Levis, a community health care researcher who says that he’s in recovery from “male behavioral protocols,” takes aim at “toxic masculinity” in this book: every sleazy, selfish, callous, uncommunicative, emotionally repressed, irresponsible, drunken, filthy, stinking, groping, pathetic trait that keeps men from having successful—or really any—relationships with women. His pronouncements cover every conceivable topic, from hygiene (“Floss Your Fucking Teeth!”) to healthy lifestyles (“Get Some Sleep, You Ugly Troll”); socializing (“not dancing equates to being boring sexually and a cowardly man”); fine dining (“eating alone never leads to sex, unless you count whacking off”); deportment (smiling, he says, is better than catcalling); domestic harmony (“man up,” he says, and do chores); romantic technique (“be like a lithe and gentle sex tiger”); and even gastroenterology (“When it isn’t a good poop, take notes”). Underneath it all, Levis, the co-creator of what he calls the “Levis-Pimm Relationship Model” featuring 13 steps and a complex chart, dispenses sturdy, unexceptionable psychological advice: take responsibility for your life; don’t force others to make up for your emotional deficits; relinquish your sexist entitlements or face obsolescence in the age of gender equality; and don’t be “a douche bag to women.” He translates these feminist-inflected ideas into a stridently masculinist motivational idiom, half frat-boy raillery and half drill-sergeant hectoring, and decorates them with cartoons of scantily clad or naked women with large breasts as an enticement.
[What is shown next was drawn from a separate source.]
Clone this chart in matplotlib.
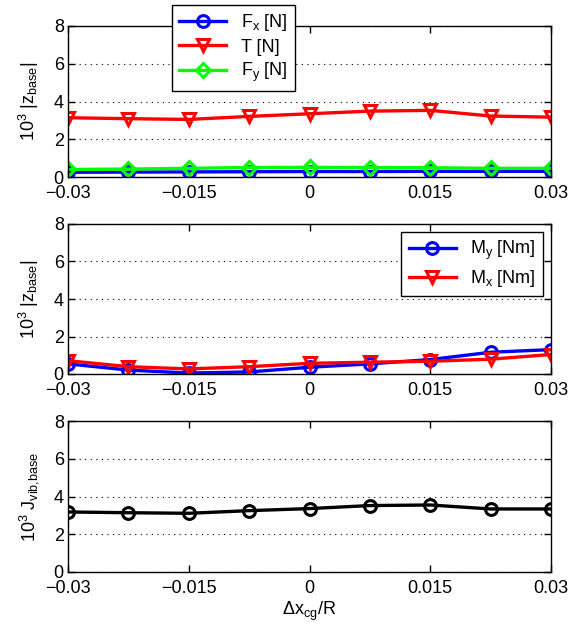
import matplotlib
matplotlib.use("Agg")
import matplotlib.pyplot as plt

plt.rcParams['font.family'] = ['Liberation Sans', 'DejaVu Sans']
plt.rcParams['mathtext.fontset'] = 'custom'
plt.rcParams['mathtext.rm'] = 'Liberation Sans'
plt.rcParams['mathtext.it'] = 'Liberation Sans'
plt.rcParams['mathtext.default'] = 'regular'

# offsets of the centre of gravity
dx_cg = [-0.03, -0.0225, -0.015, -0.0075, 0.0, 0.0075, 0.015, 0.0225, 0.03]
xticks = [-0.03, -0.015, 0, 0.015, 0.03]
xticklabels = ['\u22120.03', '\u22120.015', '0', '0.015', '0.03']

# hub forces (x 10^3)
fx = [0.25, 0.26, 0.27, 0.28, 0.29, 0.29, 0.30, 0.30, 0.30]
thrust = [3.14, 3.09, 3.05, 3.21, 3.35, 3.49, 3.53, 3.23, 3.17]
fy = [0.40, 0.42, 0.46, 0.50, 0.51, 0.50, 0.49, 0.46, 0.46]

# hub moments (x 10^3)
my = [0.54, 0.21, 0.05, 0.11, 0.36, 0.54, 0.77, 1.16, 1.30]
mx = [0.71, 0.39, 0.27, 0.39, 0.57, 0.63, 0.68, 0.79, 1.04]

# vibration index (x 10^3)
j_vib = [3.18, 3.14, 3.11, 3.25, 3.36, 3.52, 3.55, 3.34, 3.34]

fig = plt.figure(figsize=(5.81, 6.28), dpi=100)
W, H = 581.0, 628.0
left, right = 68, 551
panels = [(26, 177), (224, 374), (421, 572)]
axes = []
for top, bot in panels:
    ax = fig.add_axes([left / W, 1 - bot / H, (right - left) / W, (bot - top) / H])
    axes.append(ax)

line_kw = dict(lw=2.4, ms=8.5, mfc='none', mew=2.2)

ax = axes[0]
ax.plot(dx_cg, fx, color=(0, 0, 1), marker='o', label='F$_x$ [N]', **line_kw)
ax.plot(dx_cg, thrust, color=(1, 0, 0), marker='v', label='T [N]', **line_kw)
ax.plot(dx_cg, fy, color=(0, 1, 0), marker='D', label='F$_y$ [N]',
        lw=2.4, ms=7, mfc='none', mew=2.2)
leg = ax.legend(loc='upper left', bbox_to_anchor=(172 / W, 1 - 5 / H),
                bbox_transform=fig.transFigure, borderaxespad=0, fancybox=False,
                edgecolor='black', framealpha=1, fontsize=13, handlelength=2.6,
                labelspacing=0.3, borderpad=0.4)
leg.get_frame().set_linewidth(1.0)

ax = axes[1]
ax.plot(dx_cg, my, color=(0, 0, 1), marker='o', label='M$_y$ [Nm]', **line_kw)
ax.plot(dx_cg, mx, color=(1, 0, 0), marker='v', label='M$_x$ [Nm]', **line_kw)
leg = ax.legend(loc='upper right', bbox_to_anchor=(543 / W, 1 - 232 / H),
                bbox_transform=fig.transFigure, borderaxespad=0, fancybox=False,
                edgecolor='black', framealpha=1, fontsize=13, handlelength=2.6,
                labelspacing=0.3, borderpad=0.4)
leg.get_frame().set_linewidth(1.0)

ax = axes[2]
ax.plot(dx_cg, j_vib, color='black', marker='o', **line_kw)
ax.set_xlabel('\u0394x$_{cg}$/R', fontsize=13, labelpad=2)

ylabels = ['10$^3$ |z$_{base}$|', '10$^3$ |z$_{base}$|', '10$^3$ J$_{vib{,}base}$']
for ax, lab in zip(axes, ylabels):
    ax.set_xlim(-0.03, 0.03)
    ax.set_ylim(0, 8)
    ax.set_xticks(xticks)
    ax.set_xticklabels(xticklabels)
    ax.set_yticks([0, 2, 4, 6, 8])
    ax.tick_params(direction='in', top=True, right=True, labelsize=13,
                   length=5, width=1, pad=3)
    ax.tick_params(axis='x', pad=6)
    ax.yaxis.grid(True, linestyle=(0, (1, 4)), color='black', lw=0.8)
    ax.set_axisbelow(True)
    for s in ax.spines.values():
        s.set_linewidth(1.0)
    ax.set_ylabel(lab, fontsize=13)
    ax.yaxis.set_label_coords(-0.055, 0.5)

fig.savefig('out.png', dpi=100)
There are sharp clashes among the book’s content, tone, and illustration, and the subtext of male self-loathing at times gets so extreme and Andrea Dworkin–ish that it may backfire and make demoralized readers want to forfeit the mating game and just play computer chess. (“Resist becoming a sexless, pox-faced, fat-assed, dildo-loving, healthcare liability (who will die alone on a toilet)”—and then it gets nasty.) Still, Levis’ prose is blunt, vigorous, colorful, and funny throughout. It will keep readers awake and perhaps jolt them into searching re-examinations of their lives.
A bracing, often domineering, self-help book that aims to guide “jerks” and “losers” through relationship boot camp.